* _EXERCISE AIM_: Gather each line in the entries that includes the string "this".

** begin DATA FOR THE TASK **

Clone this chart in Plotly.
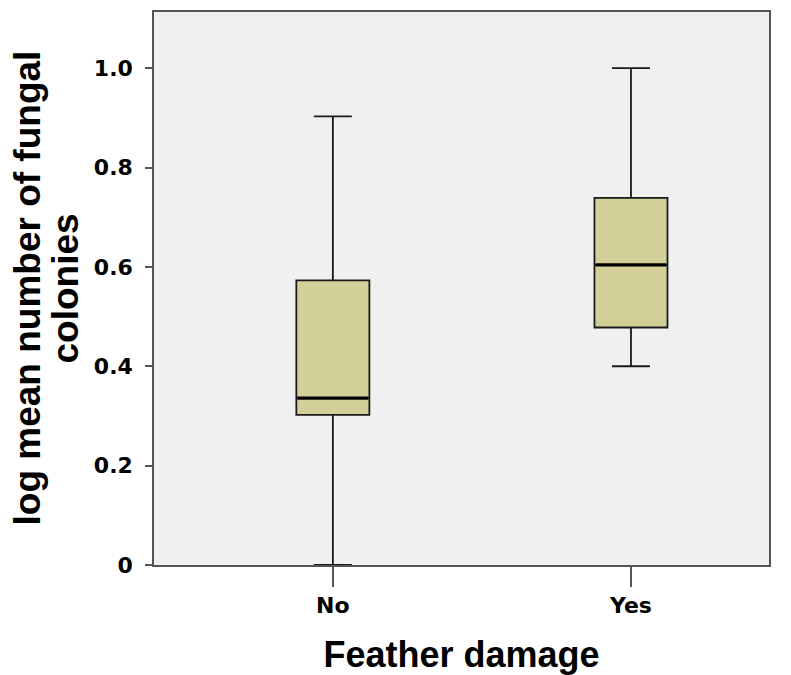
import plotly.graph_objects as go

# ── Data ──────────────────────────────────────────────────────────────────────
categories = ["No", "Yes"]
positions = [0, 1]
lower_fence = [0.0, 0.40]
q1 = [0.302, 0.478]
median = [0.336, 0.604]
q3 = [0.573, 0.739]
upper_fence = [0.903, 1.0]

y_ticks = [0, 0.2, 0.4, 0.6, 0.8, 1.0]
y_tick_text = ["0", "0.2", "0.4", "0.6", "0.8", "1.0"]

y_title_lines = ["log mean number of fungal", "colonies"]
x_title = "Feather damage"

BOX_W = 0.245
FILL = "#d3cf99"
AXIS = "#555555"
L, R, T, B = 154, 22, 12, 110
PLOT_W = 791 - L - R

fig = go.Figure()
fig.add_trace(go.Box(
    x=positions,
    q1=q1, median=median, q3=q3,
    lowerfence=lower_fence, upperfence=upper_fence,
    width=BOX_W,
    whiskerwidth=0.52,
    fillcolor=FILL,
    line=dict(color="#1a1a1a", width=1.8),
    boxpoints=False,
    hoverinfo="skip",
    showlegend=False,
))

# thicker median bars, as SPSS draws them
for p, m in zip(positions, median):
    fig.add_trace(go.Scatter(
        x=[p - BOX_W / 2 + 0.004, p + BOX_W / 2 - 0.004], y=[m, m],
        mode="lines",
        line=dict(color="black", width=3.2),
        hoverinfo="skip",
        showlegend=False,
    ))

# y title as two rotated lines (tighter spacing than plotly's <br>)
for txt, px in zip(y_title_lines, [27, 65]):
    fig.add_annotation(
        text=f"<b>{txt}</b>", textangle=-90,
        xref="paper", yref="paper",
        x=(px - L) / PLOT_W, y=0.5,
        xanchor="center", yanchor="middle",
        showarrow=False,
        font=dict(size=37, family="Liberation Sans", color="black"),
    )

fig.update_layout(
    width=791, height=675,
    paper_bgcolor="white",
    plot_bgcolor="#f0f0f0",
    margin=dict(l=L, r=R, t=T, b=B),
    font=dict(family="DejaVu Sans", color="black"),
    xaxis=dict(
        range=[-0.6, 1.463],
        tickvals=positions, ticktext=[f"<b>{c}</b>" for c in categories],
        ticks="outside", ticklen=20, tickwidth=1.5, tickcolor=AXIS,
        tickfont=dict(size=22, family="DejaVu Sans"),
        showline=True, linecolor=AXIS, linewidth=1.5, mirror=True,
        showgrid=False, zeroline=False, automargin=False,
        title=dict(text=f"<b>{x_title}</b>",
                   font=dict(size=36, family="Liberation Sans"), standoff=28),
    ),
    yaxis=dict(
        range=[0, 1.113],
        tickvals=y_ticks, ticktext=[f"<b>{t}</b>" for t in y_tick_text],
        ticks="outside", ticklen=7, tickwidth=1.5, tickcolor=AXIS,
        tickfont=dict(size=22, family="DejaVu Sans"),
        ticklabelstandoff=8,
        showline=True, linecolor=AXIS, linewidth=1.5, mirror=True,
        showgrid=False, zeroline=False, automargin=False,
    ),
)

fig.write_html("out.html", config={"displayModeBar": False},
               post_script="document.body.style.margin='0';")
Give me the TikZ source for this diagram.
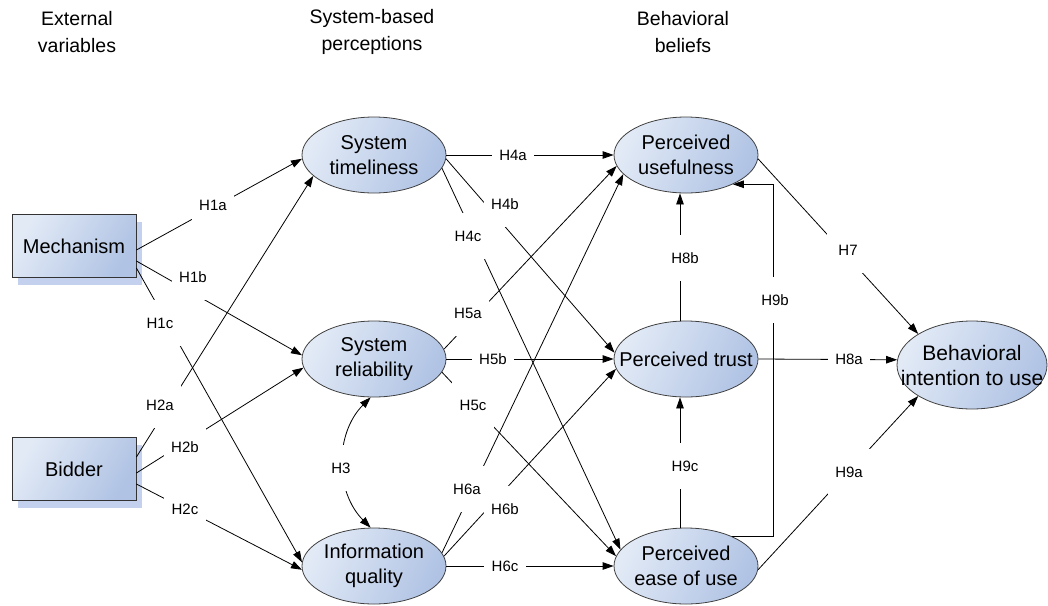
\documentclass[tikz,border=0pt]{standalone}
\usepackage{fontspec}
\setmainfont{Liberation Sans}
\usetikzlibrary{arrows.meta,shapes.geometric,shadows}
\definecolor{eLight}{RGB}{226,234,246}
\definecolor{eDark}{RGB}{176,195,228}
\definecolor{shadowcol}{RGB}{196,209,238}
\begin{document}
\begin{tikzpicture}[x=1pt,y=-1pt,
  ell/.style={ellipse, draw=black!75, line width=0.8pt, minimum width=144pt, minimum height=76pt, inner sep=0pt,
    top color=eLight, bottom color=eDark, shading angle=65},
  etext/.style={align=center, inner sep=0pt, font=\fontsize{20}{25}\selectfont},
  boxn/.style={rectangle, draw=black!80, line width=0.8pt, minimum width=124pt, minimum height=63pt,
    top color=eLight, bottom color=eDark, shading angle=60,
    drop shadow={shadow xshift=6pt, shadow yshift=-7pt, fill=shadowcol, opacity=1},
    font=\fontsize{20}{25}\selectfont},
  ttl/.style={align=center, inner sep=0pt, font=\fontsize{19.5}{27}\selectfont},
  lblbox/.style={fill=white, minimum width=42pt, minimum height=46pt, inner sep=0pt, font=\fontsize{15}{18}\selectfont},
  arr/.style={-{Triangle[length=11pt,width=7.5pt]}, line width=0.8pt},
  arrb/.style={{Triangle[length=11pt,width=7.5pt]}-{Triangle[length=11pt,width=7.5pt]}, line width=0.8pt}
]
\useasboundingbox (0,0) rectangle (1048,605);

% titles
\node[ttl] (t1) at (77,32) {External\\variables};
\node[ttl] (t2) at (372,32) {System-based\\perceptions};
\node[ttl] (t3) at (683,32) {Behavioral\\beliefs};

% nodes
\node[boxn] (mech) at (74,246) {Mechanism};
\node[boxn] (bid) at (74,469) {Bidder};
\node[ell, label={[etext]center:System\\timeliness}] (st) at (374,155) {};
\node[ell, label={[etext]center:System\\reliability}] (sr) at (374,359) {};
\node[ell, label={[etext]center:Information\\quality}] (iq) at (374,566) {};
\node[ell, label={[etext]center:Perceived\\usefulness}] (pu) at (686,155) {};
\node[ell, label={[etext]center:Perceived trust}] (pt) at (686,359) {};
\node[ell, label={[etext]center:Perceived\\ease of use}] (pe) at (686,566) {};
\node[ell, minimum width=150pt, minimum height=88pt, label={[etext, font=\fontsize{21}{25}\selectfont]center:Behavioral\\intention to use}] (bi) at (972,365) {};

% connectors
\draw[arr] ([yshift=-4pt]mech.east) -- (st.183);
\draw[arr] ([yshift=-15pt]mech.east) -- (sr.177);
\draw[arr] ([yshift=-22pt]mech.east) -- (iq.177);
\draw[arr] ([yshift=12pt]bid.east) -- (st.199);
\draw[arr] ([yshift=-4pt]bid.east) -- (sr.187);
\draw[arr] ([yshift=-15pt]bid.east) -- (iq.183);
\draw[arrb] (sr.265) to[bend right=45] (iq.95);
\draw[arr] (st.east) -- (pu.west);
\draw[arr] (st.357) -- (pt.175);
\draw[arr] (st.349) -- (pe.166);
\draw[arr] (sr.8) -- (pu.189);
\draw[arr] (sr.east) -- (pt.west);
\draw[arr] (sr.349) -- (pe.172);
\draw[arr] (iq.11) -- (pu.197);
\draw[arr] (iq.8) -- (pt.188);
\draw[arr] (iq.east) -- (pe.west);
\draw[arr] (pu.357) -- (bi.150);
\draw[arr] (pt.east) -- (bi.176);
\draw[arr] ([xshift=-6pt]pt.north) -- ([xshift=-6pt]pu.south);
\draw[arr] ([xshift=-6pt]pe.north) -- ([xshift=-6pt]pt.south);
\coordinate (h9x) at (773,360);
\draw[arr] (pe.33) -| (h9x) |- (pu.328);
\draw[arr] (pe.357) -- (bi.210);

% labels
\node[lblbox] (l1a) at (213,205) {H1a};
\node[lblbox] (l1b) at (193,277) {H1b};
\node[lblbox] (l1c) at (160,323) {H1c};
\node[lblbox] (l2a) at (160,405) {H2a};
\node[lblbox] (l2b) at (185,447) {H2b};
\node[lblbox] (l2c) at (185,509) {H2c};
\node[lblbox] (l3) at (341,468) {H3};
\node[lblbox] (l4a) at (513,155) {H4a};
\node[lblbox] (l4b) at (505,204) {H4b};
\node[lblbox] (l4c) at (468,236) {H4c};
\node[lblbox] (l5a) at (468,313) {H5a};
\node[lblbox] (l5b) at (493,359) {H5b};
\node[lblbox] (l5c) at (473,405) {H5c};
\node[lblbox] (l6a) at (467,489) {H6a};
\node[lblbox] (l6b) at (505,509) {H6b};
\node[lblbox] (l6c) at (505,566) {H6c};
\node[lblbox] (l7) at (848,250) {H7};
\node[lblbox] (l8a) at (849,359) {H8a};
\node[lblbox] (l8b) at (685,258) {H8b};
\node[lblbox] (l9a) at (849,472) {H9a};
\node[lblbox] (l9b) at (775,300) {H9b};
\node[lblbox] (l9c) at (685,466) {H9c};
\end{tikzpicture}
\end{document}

** end DATA FOR THE TASK **

* _CORRECT OUTPUT_:
Clone this chart in Plotly.
Give me the TikZ source for this diagram.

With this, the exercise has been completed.